Research behind the exhibition
This exhibition is related to a research project studying the characteristics of cloth made for trade by the Hudson’s Bay Company and the East India Company. The project also aims to test whether these characteristics match those of cloth on ethnographic artefacts. This project is called ‘Developing a Physico-chemical Test of British Wool Tradecloths to Identify their Presence in Ethnographic Artefacts’. It is being done by Morwena Stephens through the Arts and Humanities Research Board (AHRB) Research Centre for Textile Conservation and Textile Studies based at the University of Southampton. Some characteristics of cloths being analysed are shown below:
Table to show variables of the test for known examples of British wool tradecloth
| Characteristic analysed | Tools / tests | |
|---|---|---|
| Fibre | Sheep breed (warp & weft) | Microscopy (by a specialist) |
| Yarns | Spun and ply characteristics (warp & weft) | Magnification: angle & direction of twist |
| Yarns | Diameter (warp & weft) | Microscopy and measurement |
| Cloth | Weave type | Visual observation |
| Cloth | Weave count (warp & weft) | Magnification and measurement |
| Cloth | Dimensions: width, thickness | Measurement |
| Selvedge | Fibre, colours, width, technique | Visual observation, fibre identification |
| Dye | Fibre/yarn/cloth, dyestuff | Dye analysis (by a specialist) |
| Finish | Mechanical | Visual observation |
As well as testing historic samples from archive and museum collections, information on broadcloth manufacture has been collected from accounts such as W. Partridge’s 1823 A Practical Treatise on Dying of Woollen, Cotton, and Skein Silk with the Manufacture of Broadcloth and Cassimere Including the Most Improved Methods of the West of England, and from dyers’ recipe books.

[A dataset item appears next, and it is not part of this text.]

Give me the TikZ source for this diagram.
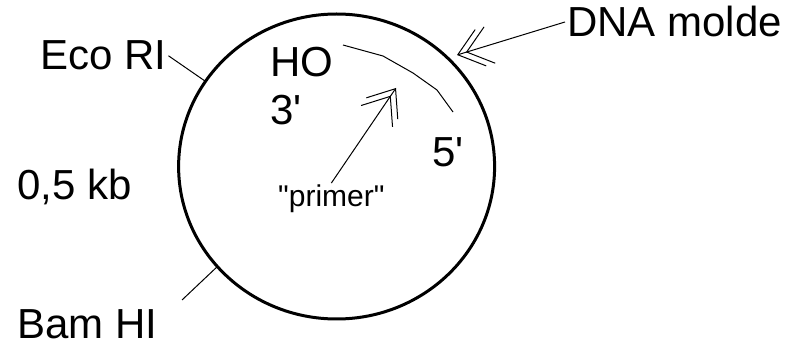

Many of the characteristics of the cloth can be identified by visual observation, sometimes using a microscope, and by measurement. Other tools are necessary to analyse the dye used as well as the mordant, or metal salt, that binds the dye to the fibre. High Performance Liquid Chromatography (HPLC) is used to analyse the dye in the samples. This technique relies on separation of organic components of dyestuff extracted from a small sample of the textile. The quantity of the different components can then be compared with reference samples for known dyestuffs to identify the dye used in the historic textile. The inorganic mordant, a metal salt such as alum or a tin or a chrome based salt, can be detected by looking at the X-ray emission spectrum in a scanning electron microscope. Each metal has its own characteristic spectrum, enabling the mordant used to be identified.